WASHINGTON — As furloughed federal workers endure their fifth week without pay in what is now the longest partial government shutdown in U.S. history, their missed paychecks are adding up: A new study estimated that workers affected by the shutdown will be owed $6 billion by the end of this week.

While circumstances vary — some workers are off the job while furloughed, while others are working without pay — it’s estimated that roughly 800,000 workers have had their pay interrupted by the shutdown. The study from Sentier Research, an Annapolis, Maryland-based research firm, used data from an annual household survey by the U.S. Census Bureau to create a sample of 833,000 federal workers, and found that the average furloughed worker has lost $5,600 in wages thus far in the shutdown. Collectively, these workers are owed $4.7 billion. The number will jump to $6 billion at the end of the week, when many will miss their paychecks for the second time.

That figure is triple the back pay racked up in the last major government shutdown in 2013, which lasted 16 days. Wages lost by some 850,000 federal workers amounted to roughly $2 billion, according to a study from the U.S. Office of Management and Budget.

The economic impact of lost wages will extend far beyond the lives of individual workers. The fallout could dampen consumer spending, which accounts for more than two-thirds of the U.S. economy, which would spell trouble for restaurants and other small businesses. This month, the University of Michigan’s widely watched index of consumer sentiment plunged 7.7 percent, hitting its lowest point in the Trump era.

A common rule of thumb, based in part on a Congressional Research Service analysis of the 2013 government shutdown, is shutdowns shave about 0.1 percentage points off economic growth for each week that they drag on. The effect is expected to grow over time as a complications compound.

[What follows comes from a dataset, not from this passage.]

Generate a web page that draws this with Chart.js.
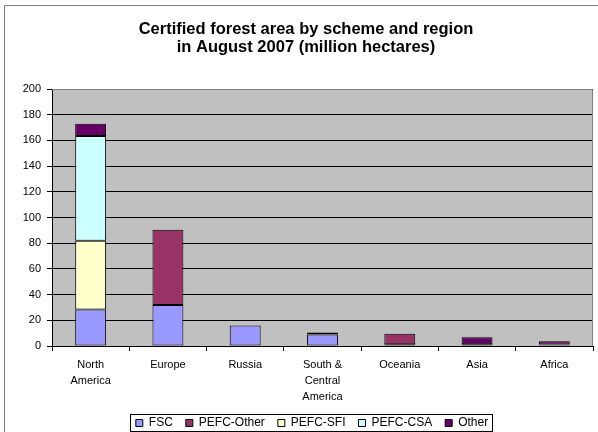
<!DOCTYPE html>
<html>
<head>
<meta charset="utf-8">
<script src="https://cdn.jsdelivr.net/npm/chart.js@4/dist/chart.umd.min.js"></script>
<style>
  html, body { margin: 0; padding: 0; background: #ffffff; }
  #wrap { width: 598px; height: 432px; }
</style>
</head>
<body>
<div id="wrap"><canvas id="c" width="598" height="432"></canvas></div>
<script>
// Certified forest area (million hectares), August 2007
const regions = [['North', 'America'], ['Europe'], ['Russia'], ['South &', 'Central', 'America'], ['Oceania'], ['Asia'], ['Africa']];
const fsc       = [28.5, 32, 16, 9, 1.3, 1.3, 1.2];
const pefcOther = [null, 58.5, null, null, 8.3, null, null];
const pefcSfi   = [53.5, null, null, null, null, null, null];
const pefcCsa   = [81.5, null, null, null, null, null, null];
const other     = [9.5, null, null, 1.5, null, 5.5, 2.5];
const yTicks    = { min: 0, max: 200, step: 20 };

const titleLines = ['Certified forest area by scheme and region', 'in August 2007 (million hectares)'];
const FONT = "'Liberation Sans', Arial, sans-serif";

function series(label, data, color) {
  return {
    label, data,
    backgroundColor: color,
    borderColor: '#000000',
    borderWidth: 1,
    borderSkipped: false,
    barPercentage: 0.4,
    categoryPercentage: 1.0,
    stack: 'area'
  };
}

// Outer frame, plot background and legend outline
const decorations = {
  id: 'decorations',
  afterLayout(chart) {
    // nudge the legend row a little to the right of the title's centre line
    chart.legend.left += 6;
    chart.legend.right += 6;
  },
  beforeDraw(chart) {
    const { ctx, chartArea: a } = chart;
    ctx.save();
    ctx.fillStyle = '#ffffff';
    ctx.fillRect(0, 0, chart.width, chart.height);
    ctx.strokeStyle = '#808080';
    ctx.lineWidth = 1;
    ctx.beginPath();
    ctx.moveTo(4.5, chart.height);
    ctx.lineTo(4.5, 5.5);
    ctx.lineTo(chart.width, 5.5);
    ctx.stroke();
    ctx.fillStyle = '#c0c0c0';
    ctx.fillRect(a.left, a.top, a.right - a.left, a.bottom - a.top);
    ctx.restore();
  },
  afterDraw(chart) {
    const { ctx, chartArea: a } = chart;
    ctx.save();
    ctx.strokeStyle = '#808080';
    ctx.lineWidth = 1;
    ctx.beginPath();
    ctx.moveTo(a.left, a.top + 0.5);
    ctx.lineTo(a.right - 0.5, a.top + 0.5);
    ctx.lineTo(a.right - 0.5, a.bottom);
    ctx.stroke();
    const hb = chart.legend.legendHitBoxes;
    if (hb && hb.length) {
      const first = hb[0], last = hb[hb.length - 1];
      const l = Math.round(first.left) - 5.5;
      const r = Math.round(last.left + last.width) + 4.5;
      const mid = Math.round(first.top + first.height / 2);
      ctx.strokeStyle = '#000000';
      ctx.strokeRect(l, mid - 8.5, r - l, 17);
    }
    ctx.restore();
  }
};

new Chart(document.getElementById('c'), {
  type: 'bar',
  data: {
    labels: regions,
    datasets: [
      series('FSC', fsc, '#9999ff'),
      series('PEFC-Other', pefcOther, '#993366'),
      series('PEFC-SFI', pefcSfi, '#ffffcc'),
      series('PEFC-CSA', pefcCsa, '#ccffff'),
      series('Other', other, '#660066')
    ]
  },
  options: {
    responsive: false,
    devicePixelRatio: 1,
    animation: false,
    layout: { padding: { left: 19, right: 5, top: 0, bottom: 0 } },
    plugins: {
      tooltip: { enabled: false },
      title: {
        display: true,
        text: titleLines,
        color: '#000000',
        font: { family: FONT, size: 16.5, weight: 'bold', lineHeight: 18 / 16.5 },
        padding: { top: 20, bottom: 33 }
      },
      legend: {
        display: true,
        position: 'bottom',
        maxHeight: 28,
        labels: {
          color: '#000000',
          font: { family: FONT, size: 12 },
          boxWidth: 7,
          boxHeight: 7,
          padding: 13
        }
      }
    },
    scales: {
      x: {
        stacked: true,
        afterFit(scale) { scale.height = 58; },
        grid: { display: true, drawOnChartArea: false, drawTicks: true, tickLength: 5, color: '#000000', offset: true },
        border: { display: true, color: '#000000' },
        ticks: {
          color: '#000000',
          font: { family: FONT, size: 11, lineHeight: 1.45 },
          maxRotation: 0,
          autoSkip: false,
          padding: 6
        }
      },
      y: {
        stacked: true,
        min: yTicks.min,
        max: yTicks.max,
        afterFit(scale) { scale.width = 52 - 19; },
        grid: { color: '#000000', tickLength: 5 },
        border: { display: true, color: '#000000' },
        ticks: {
          stepSize: yTicks.step,
          color: '#000000',
          font: { family: FONT, size: 11 },
          padding: 6
        }
      }
    }
  },
  plugins: [decorations]
});
</script>
</body>
</html>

At the time, the Commerce Department estimated the 16-day shutdown dragged down economic growth about 0.3 percentage points in the fourth quarter of 2013, about in line with the high end of such assumptions. Growth figures are annualized and adjusted for inflation.

Kevin Hassett, chairman of the president’s Council of Economic Advisers, has estimated the shutdown will reduce growth by about 0.1 percentage points every two weeks. On Wednesday, he told CNN that if the shutdown continued through March, “you could end up with a number very close to zero in the first quarter.”